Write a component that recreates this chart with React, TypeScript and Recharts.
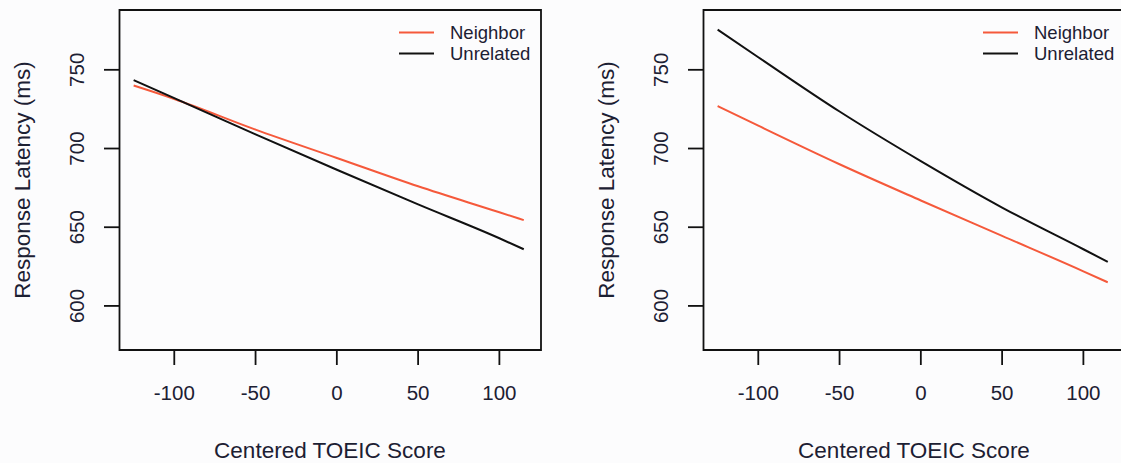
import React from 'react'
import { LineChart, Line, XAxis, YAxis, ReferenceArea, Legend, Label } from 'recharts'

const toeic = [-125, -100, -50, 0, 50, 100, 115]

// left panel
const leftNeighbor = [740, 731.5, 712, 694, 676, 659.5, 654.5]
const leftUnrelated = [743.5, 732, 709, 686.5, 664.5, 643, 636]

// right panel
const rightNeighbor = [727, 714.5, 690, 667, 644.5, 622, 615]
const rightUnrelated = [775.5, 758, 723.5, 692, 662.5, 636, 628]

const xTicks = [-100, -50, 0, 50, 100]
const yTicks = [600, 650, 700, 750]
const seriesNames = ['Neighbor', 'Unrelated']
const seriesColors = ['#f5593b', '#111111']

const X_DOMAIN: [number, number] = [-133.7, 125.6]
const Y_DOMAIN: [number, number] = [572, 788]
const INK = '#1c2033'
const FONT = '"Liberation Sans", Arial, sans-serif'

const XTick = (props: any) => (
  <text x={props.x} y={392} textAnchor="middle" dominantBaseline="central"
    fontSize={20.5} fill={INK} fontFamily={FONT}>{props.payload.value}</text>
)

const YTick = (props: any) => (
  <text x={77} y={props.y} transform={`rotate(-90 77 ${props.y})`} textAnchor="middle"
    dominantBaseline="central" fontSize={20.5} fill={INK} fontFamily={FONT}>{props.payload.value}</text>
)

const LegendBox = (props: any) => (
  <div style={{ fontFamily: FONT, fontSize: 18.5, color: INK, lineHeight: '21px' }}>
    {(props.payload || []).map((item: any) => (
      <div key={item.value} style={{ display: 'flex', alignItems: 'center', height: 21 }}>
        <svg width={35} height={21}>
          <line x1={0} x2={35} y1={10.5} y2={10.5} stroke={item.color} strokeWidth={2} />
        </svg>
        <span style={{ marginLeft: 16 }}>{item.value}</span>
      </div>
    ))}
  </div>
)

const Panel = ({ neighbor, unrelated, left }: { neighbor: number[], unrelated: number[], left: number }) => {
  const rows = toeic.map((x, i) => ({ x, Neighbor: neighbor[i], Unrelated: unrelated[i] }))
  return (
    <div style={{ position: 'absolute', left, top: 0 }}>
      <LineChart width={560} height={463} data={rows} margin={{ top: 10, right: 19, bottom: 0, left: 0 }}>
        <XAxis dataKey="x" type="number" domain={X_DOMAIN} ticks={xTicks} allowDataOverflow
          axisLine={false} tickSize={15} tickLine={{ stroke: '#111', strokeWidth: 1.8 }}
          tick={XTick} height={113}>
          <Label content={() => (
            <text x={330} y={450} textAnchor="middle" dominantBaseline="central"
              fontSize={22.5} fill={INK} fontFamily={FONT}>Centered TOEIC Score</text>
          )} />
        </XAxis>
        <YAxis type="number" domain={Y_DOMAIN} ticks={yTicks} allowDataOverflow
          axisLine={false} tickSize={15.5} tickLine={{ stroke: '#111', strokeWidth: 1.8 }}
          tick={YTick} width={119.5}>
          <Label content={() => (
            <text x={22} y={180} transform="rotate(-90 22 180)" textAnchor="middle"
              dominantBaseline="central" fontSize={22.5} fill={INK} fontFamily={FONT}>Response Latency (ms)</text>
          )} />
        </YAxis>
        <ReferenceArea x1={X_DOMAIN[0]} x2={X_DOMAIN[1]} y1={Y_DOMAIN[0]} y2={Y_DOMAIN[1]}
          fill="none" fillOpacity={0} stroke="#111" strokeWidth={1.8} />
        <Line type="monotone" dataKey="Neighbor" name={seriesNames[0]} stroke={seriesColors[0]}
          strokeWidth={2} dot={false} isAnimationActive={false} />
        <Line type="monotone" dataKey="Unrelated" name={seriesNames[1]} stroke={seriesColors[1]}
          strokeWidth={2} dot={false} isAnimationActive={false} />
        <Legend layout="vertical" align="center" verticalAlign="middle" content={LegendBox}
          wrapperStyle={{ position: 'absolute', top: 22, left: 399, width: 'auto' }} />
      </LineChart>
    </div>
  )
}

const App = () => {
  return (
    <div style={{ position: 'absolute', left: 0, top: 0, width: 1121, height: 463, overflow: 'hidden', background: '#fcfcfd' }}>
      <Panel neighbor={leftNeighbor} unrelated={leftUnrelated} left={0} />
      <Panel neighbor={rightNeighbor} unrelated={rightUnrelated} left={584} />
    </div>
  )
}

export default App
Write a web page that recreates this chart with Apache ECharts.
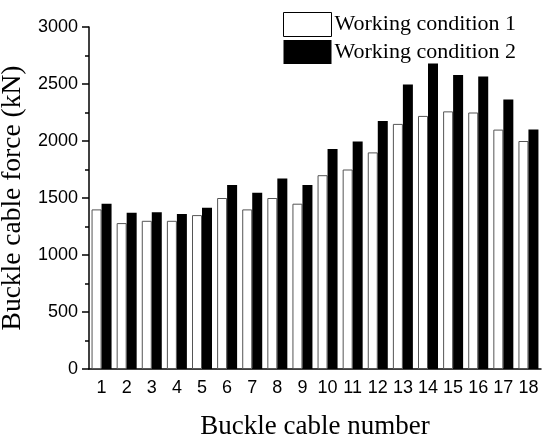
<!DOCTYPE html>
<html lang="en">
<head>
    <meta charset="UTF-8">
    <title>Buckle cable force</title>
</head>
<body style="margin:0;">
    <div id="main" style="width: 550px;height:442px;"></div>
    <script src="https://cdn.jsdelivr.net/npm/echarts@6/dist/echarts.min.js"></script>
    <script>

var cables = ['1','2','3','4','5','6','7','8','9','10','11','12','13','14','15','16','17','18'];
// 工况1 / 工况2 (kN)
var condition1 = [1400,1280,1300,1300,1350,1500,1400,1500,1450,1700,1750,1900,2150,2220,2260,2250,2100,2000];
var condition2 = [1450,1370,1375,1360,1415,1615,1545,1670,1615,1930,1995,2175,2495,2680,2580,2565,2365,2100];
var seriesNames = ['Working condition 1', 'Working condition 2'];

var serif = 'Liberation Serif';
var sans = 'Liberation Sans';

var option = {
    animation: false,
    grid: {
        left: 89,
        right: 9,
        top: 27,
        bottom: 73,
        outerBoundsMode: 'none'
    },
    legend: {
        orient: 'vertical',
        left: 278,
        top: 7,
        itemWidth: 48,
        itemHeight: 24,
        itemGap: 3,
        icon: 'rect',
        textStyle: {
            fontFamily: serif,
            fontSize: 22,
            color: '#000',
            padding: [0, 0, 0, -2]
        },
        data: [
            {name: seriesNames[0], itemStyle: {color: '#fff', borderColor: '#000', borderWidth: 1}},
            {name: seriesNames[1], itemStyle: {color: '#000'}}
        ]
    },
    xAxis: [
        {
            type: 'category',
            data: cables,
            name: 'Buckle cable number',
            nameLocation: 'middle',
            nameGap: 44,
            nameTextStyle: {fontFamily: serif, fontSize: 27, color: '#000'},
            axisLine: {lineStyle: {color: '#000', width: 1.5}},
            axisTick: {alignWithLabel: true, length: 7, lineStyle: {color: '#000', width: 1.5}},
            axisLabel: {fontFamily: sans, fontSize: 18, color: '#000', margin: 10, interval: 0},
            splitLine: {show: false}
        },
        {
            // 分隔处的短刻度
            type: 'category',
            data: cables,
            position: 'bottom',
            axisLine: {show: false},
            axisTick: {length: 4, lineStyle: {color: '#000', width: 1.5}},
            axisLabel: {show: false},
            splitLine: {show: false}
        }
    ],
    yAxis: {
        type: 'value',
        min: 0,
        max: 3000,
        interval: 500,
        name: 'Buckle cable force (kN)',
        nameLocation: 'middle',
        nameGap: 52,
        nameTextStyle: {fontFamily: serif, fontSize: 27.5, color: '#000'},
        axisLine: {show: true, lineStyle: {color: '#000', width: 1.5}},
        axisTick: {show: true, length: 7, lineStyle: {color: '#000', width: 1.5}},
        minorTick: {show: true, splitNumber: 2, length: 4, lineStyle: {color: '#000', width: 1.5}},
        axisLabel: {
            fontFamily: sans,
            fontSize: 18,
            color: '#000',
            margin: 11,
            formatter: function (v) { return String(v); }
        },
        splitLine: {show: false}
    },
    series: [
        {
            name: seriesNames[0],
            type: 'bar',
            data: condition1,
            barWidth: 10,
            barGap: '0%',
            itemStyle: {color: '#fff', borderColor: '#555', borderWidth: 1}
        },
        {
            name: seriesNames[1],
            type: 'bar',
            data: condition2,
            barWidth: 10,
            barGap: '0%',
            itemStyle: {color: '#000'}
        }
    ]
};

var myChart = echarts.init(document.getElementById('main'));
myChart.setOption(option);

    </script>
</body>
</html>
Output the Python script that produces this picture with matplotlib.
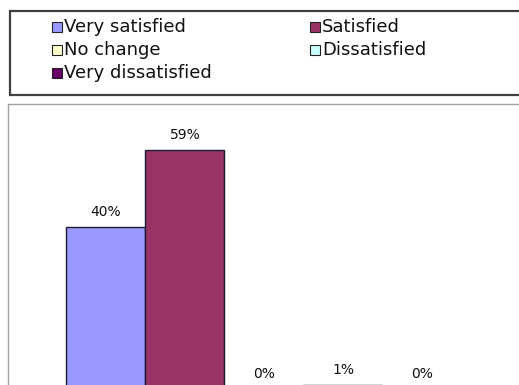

┄┄┄┄┄┄┄┄┄┄

* **Task to complete**
Repeat only the lines between the start of the data and the line with "ReferenceArea, Legend, Label", including those two lines, and skip the pictures.

* **Expected answer**
Write a component that recreates this chart with React, TypeScript and Recharts.
import React from 'react'
import { LineChart, Line, XAxis, YAxis, ReferenceArea, Legend, Label } from 'recharts'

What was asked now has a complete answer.